Calculators Have Come a Long Way

I recently purchased a Casio FX-82MS for future use in the exam for the Dutch amateur radio licensing (technically not a license, but let’s just use that word for the ease of writing). The exam involves some electronics calculations, and while most seem easy enough to do without a calculator (they all tend to be tidy powers of numbers, or neat fractions), it still seems like a good idea to have a tool around in case you need it.

I have to say, calculators have come such a long way even since when I was a kid. I remember in elementary school we had a relatively basic calculator that could do most average arithmetic that you needed. Near the end of high school, the TI-83 was released, which we needed for the advanced mathematics classes. It was mindblowing to have a calculator that could make graphs for you. Ironically, though, given the types of maths we did, it was usually more convenient to just visually verify what we already saw in the equations.

The FX-82MS now just has so many simple features that are small quality of life changes.

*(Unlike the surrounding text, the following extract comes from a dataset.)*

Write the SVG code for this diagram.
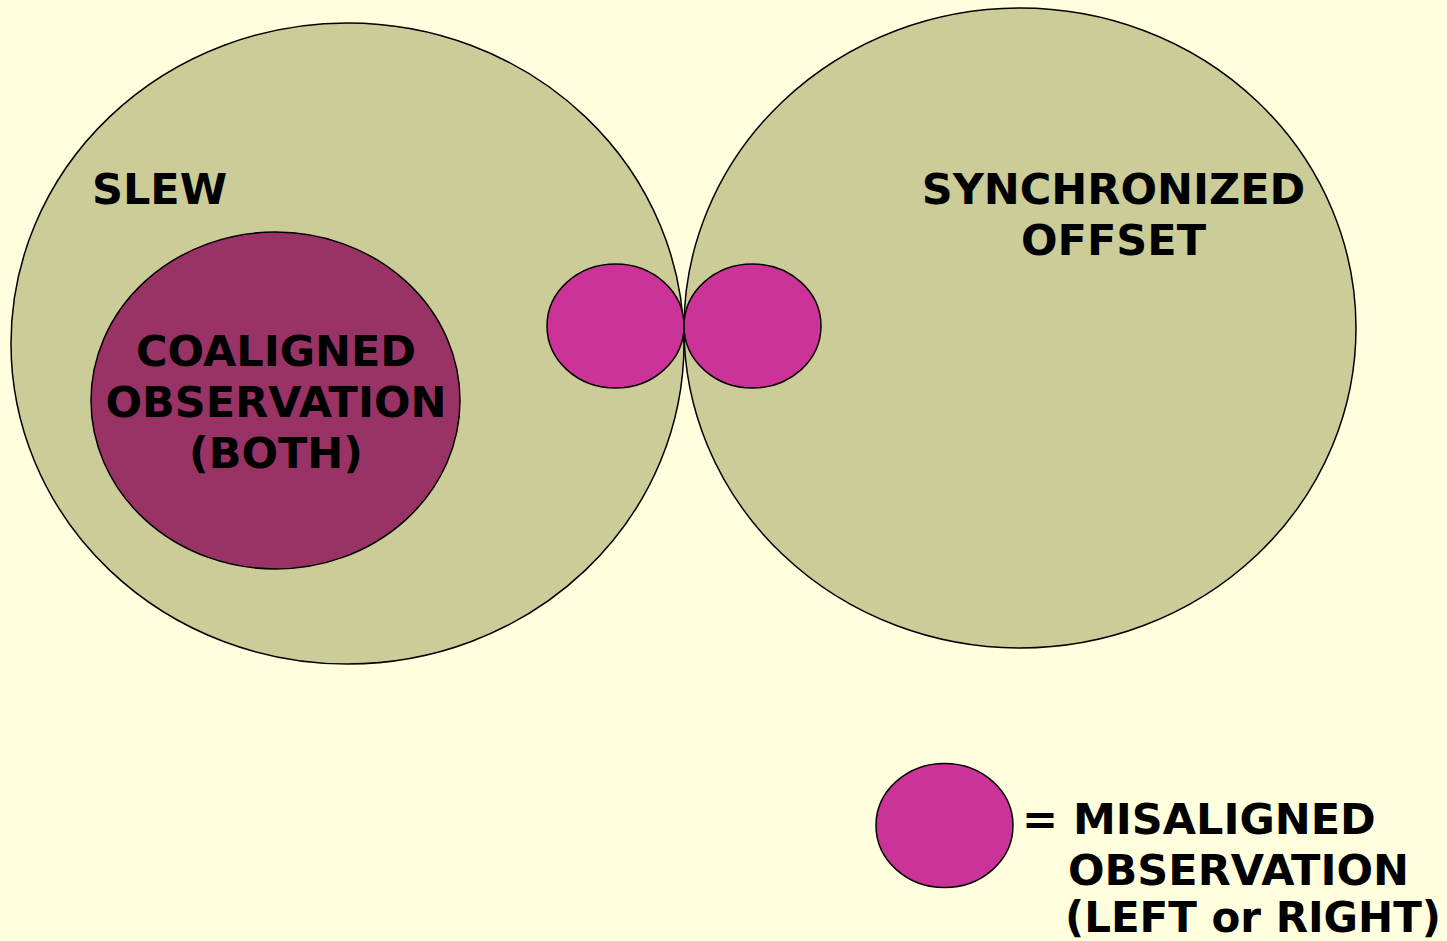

It’s so much more conventient to work with fractions on this thing than it used to be. There’s more memory scrolling buttons than I’m used to, and an easier menu interface to change some basic settings, and so on. It seems like the advances have mainly been in UI, but what wonderful advances they are.

Edit: Of course, after having bought this one, I discover that there is an even cooler calculator on offer: the Casio FX-991EX, that even has built-in converter functions for binary, decimal, and hexadecimal. D’Oh!